Immigration

Jacob Adler

Jacob Adler recalls the first years in Canada after immigrating in 1946.

Source: Calgary Jewish Federation, 2014; editing: Montreal Holocaust Museum, 2017

Jacob Adler was born to a large Orthodox family in 1923 in Berehove, Czechoslovakia. His father earned a modest living in the lumber industry and the family lived in a small house without electricity. Most of the family’s food came from the crops grown in their family garden. After his bar mitzvah, Jacob went to yeshiva in Humenne.

Following the First Vienna Award in 1938, Hungary occupied part of Slovakia and introduced anti-Jewish laws. Many Jewish men, including Jacob’s father were drafted into labour battalions. Jacob had to come home and work to support his family.
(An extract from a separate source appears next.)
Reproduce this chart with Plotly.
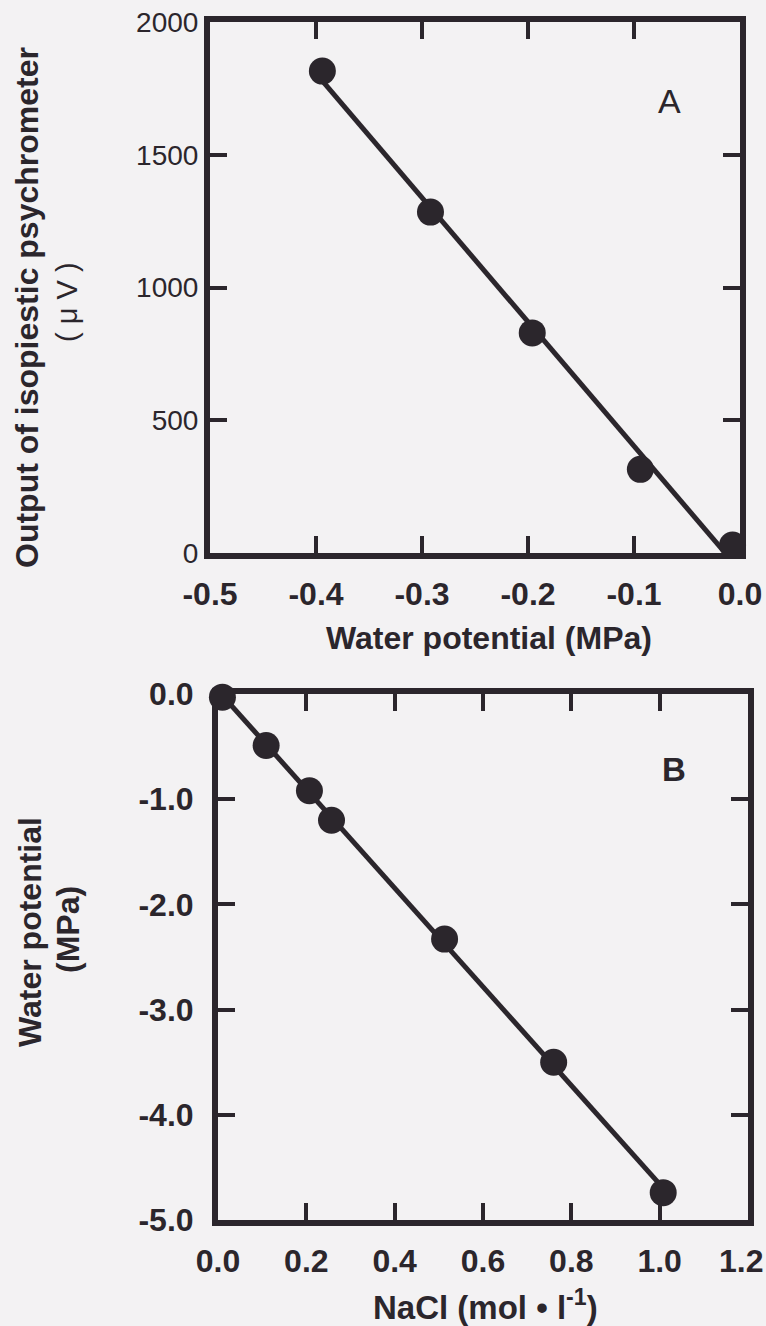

At the beginning of 1944, Jacob was drafted into forced labour. His family was forced to move into the ghetto in April, and they were later deported to Auschwitz. Jacob’s parents were gassed upon arrival.

Jacob’s battalion was stationed in Romania, and later in Hungary. In November 1944, Jacob was deported to the Flossenbürg concentration camp. From there he was transferred to Ohrdruf, a sub-camp of Buchenwald.

As U.S. forces were approaching Buchenwald in April 1945, the SS evacuated prisoners on death marches. Jacob was so weak that he barely survived the march. One night, the SS put the prisoners in an empty school. When they woke up the next morning, the American army had occupied the town and the guards were gone.

 

It was 40 below all winter there. Everything was frozen there. You can’t work there summertime, only wintertime because the mosquitoes eat
you up.
Jacob Adler

After the war, Jacob tried to find his siblings and he learnt that five of them survived the war. Jacob went to a displaced persons camp in Germany. In 1946, he was recruited by the Canadian government to work in a lumber camp in Northern Ontario.

At the end of the season, Jacob moved to Winnipeg and later, to Calgary. He worked for various glass companies, and eventually opened his own business. He met his wife, Alice in Calgary. They have two children and five grandchildren.